ZIKiT rusza z pracami nad korektą organizacji ruchu w strefie płatnego parkowania. Wszystko w związku z nakazem wojewody, że wszystkie miejsca parkingowe, przez które dla pieszych zostaje mniej niż 2 metry, muszą zostać zlikwidowane. Łukasz Franek, wicedyrektor Zarządu Infrastruktury Komunalnej i Transportu zapowiada, że może zniknąć nawet 2,5 tys. miejsc.

W SPP ZIKiT musiał wyznaczyć miejsca parkingowe. Okazało się, że urzędnicy przedobrzyli i stworzyli miejsca tam, gdzie de facto nie powinno ich być, co na komisji infrastruktury przyznał dyrektor Łukasz Franek. Chodzi o to, że samochody muszą zostawić minimum dwa metry dla pieszych na chodniku. W wyjątkowych sytuacjach – 1,5 metra.

Zarząd w związku z decyzją wojewody Józefa Pilcha przeprowadził więc inwentaryzację, z której wynika, że na ok. 29 tysięcy miejsc w całej strefie, około 2-2,5 tysiąca musi zostać zlikwidowanych. – To ok. 10% podaży. Najwięcej zostanie usuniętych te strefy P8, najmniej w P6V – mówi Franek.

Zmiany nie zostaną wprowadzone wcześniej niż w marcu przyszłego roku, a urzędnicy dają sobie czas do maja. – Musimy stworzyć plan, później porozmawiać z radami dzielnic, by w miarę możliwości rekompensować te utracone miejsca. Na wiosnę nowa organizacja ruchu powinna zostać wdrożona, bo zimą nie jesteśmy w stanie stworzyć znaków poziomych – tłumaczy wicedyrektor ZIKiT.

„Aby nikt nie ucierpiał”

Szef krakowskiej PO, Aleksander Miszalski zdaje sobie sprawę z tego, że jest to problem i na pewno ktoś ucierpi. – Myślę, że źle byłoby, gdyby cierpieli piesi. Dobrze, że idziemy w tę stronę. Jednak chciałbym zadbać o to, aby również nie byli pokrzywdzeni mieszkańcy z samochodami. Proponowałbym więc stworzenie więcej ulic jednokierunkowych – wówczas wszystko zbilansowałoby się, a dodatkowo ruch byłby uspokojony – stwierdza Miszalski.

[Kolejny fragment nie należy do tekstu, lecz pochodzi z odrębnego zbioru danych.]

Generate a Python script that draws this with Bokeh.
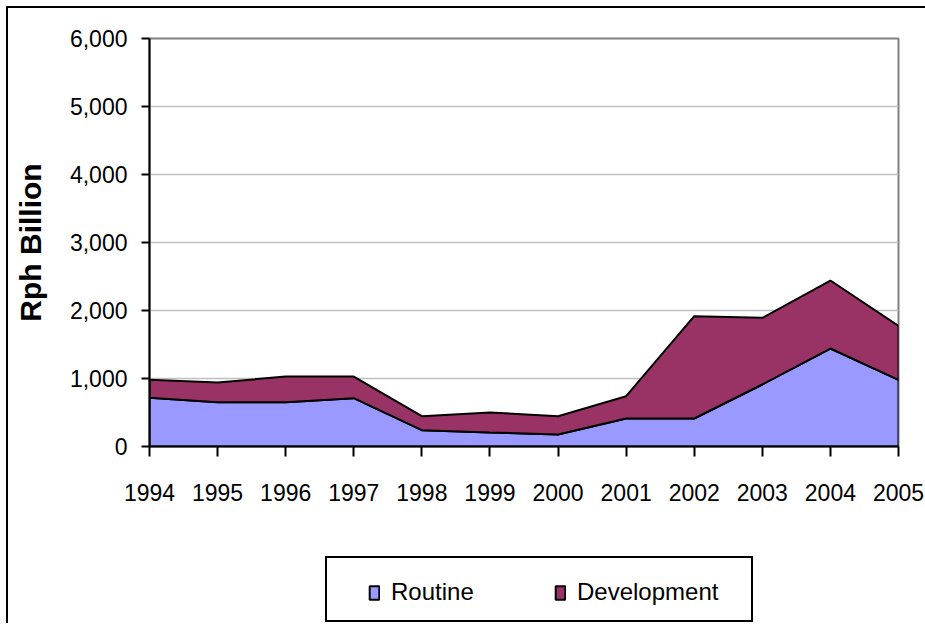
from bokeh.plotting import figure
from bokeh.layouts import column
from bokeh.models import Range1d, FixedTicker, NumeralTickFormatter, Legend, LegendItem
from bokeh.embed import file_html
from bokeh.resources import INLINE

# ---- data ----
years = [1994, 1995, 1996, 1997, 1998, 1999, 2000, 2001, 2002, 2003, 2004, 2005]
routine = [716, 652, 652, 711, 240, 206, 176, 412, 412, 912, 1441, 981]
development = [265, 289, 377, 318, 206, 294, 270, 328, 1505, 980, 1000, 794]
y_ticks = [0, 1000, 2000, 3000, 4000, 5000, 6000]
series_names = ["Routine", "Development"]
series_colors = ["#9999FF", "#993366"]
y_label = "Rph Billion"

FONT = "Liberation Sans"

totals = [r + d for r, d in zip(routine, development)]
routine_poly_x = years + [years[-1], years[0]]
routine_poly_y = routine + [0, 0]
dev_poly_x = years + years[::-1]
dev_poly_y = totals + routine[::-1]

# ---- main chart ----
p = figure(width=917, height=508, output_backend="svg", toolbar_location=None,
           x_range=Range1d(years[0], years[-1]), y_range=Range1d(y_ticks[0], y_ticks[-1]),
           min_border_left=141, min_border_top=30, min_border_right=27, min_border_bottom=70)
p.background_fill_color = "white"
p.border_fill_color = "white"
p.outline_line_color = "#808080"
p.outline_line_width = 2

p.patch(x=routine_poly_x, y=routine_poly_y,
        fill_color=series_colors[0], line_color="black", line_width=2)
p.patch(x=dev_poly_x, y=dev_poly_y,
        fill_color=series_colors[1], line_color="black", line_width=2)

p.xaxis.ticker = FixedTicker(ticks=years)
p.yaxis.ticker = FixedTicker(ticks=y_ticks)
p.yaxis.formatter = NumeralTickFormatter(format="0,0")
for ax in (p.xaxis[0], p.yaxis[0]):
    ax.axis_line_color = "black"
    ax.axis_line_width = 2
    ax.major_tick_line_color = "black"
    ax.major_tick_line_width = 2
    ax.major_tick_in = 0
    ax.minor_tick_line_color = None
    ax.major_label_text_font = FONT
    ax.major_label_text_font_size = "23px"
    ax.major_label_text_color = "black"
p.xaxis.major_tick_out = 10
p.yaxis.major_tick_out = 8
p.xaxis.major_label_standoff = 27
p.yaxis.major_label_standoff = 14
p.yaxis.axis_label = y_label
p.yaxis.axis_label_text_font = FONT
p.yaxis.axis_label_text_font_style = "bold"
p.yaxis.axis_label_text_font_size = "30px"
p.yaxis.axis_label_text_color = "black"
p.yaxis.axis_label_standoff = 20

p.xgrid.visible = False
p.ygrid.grid_line_color = "#C0C0C0"
p.ygrid.grid_line_width = 1.5

# ---- legend strip (its frame is aligned with the chart frame) ----
q = figure(width=917, height=107, output_backend="svg", toolbar_location=None,
           x_range=Range1d(0, 1), y_range=Range1d(0, 1),
           x_axis_type=None, y_axis_type=None, min_border=0)
q.outline_line_color = None
q.grid.visible = False
q.background_fill_color = "white"
q.border_fill_color = "white"

dummy = q.scatter(x=[], y=[], fill_alpha=0, line_alpha=0)
# key renderers: same polygons, lying outside this strip's ranges (never visible)
key_r = [q.patch(x=px, y=py, fill_color=c, line_color="black", line_width=2)
         for px, py, c in zip([routine_poly_x, dev_poly_x], [routine_poly_y, dev_poly_y],
                              series_colors)]

frame_leg = Legend(items=[LegendItem(label=" ", renderers=[dummy])],
                   location=(176, 1), orientation="horizontal",
                   padding=0, spacing=0, margin=0, glyph_width=1, glyph_height=1,
                   label_standoff=0, label_width=423, label_height=62,
                   label_text_font_size="1px",
                   border_line_color="black", border_line_width=2, border_line_alpha=1,
                   background_fill_color="white", background_fill_alpha=1)
q.add_layout(frame_leg, "center")

items_leg = Legend(items=[LegendItem(label=n, renderers=[r])
                          for n, r in zip(series_names, key_r)],
                   location=(219, 16), orientation="horizontal",
                   padding=0, spacing=63, margin=0,
                   glyph_width=12, glyph_height=17, label_standoff=11,
                   label_width=100, label_height=30,
                   label_text_font=FONT, label_text_font_size="24px",
                   label_text_color="black",
                   border_line_color=None, background_fill_alpha=0)
q.add_layout(items_leg, "center")

inner = column(p, q, spacing=0)
inner.styles = {"border-left": "2px solid black", "border-top": "2px solid black"}
layout = column(inner)
layout.styles = {"padding-left": "6px", "padding-top": "6px"}

open("out.html", "w").write(file_html(layout, INLINE))
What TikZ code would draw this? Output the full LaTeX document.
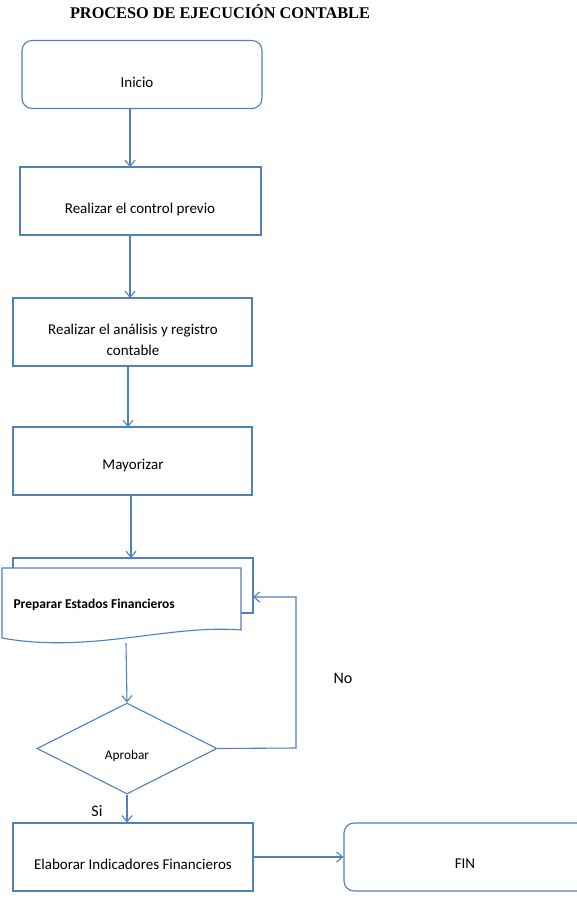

Natomiast radny Łukasz Słoniowski z klubu PiS chciałby, aby odzyskana przestrzeń została przeznaczona dla rowerzystów. – Można by tam zamontować stojaki na rowery – podpowiada samorządowiec. – Oczywiście, jeśli to tylko będzie możliwe, będziemy je montować – odparł Franek.

Co z 1,5 metra?

Pytanie, czy możliwe będzie użycie zapisu o wyjątkowych sytuacjach, czyli dopuszczenia do parkowania samochodów, które pozostawiają jedynie 1,5 metra na chodniku? O to dopytywał m.in. radny Wojciech Wojtowicz. – Trzeba mieć dobry argument, aby zostało to uznane. Naszym zdaniem, geometria ulic w Starym Mieście, strefy P1 i P2, pozwalałaby na użycie tego zapisu – odpowiedział Łukasz Franek.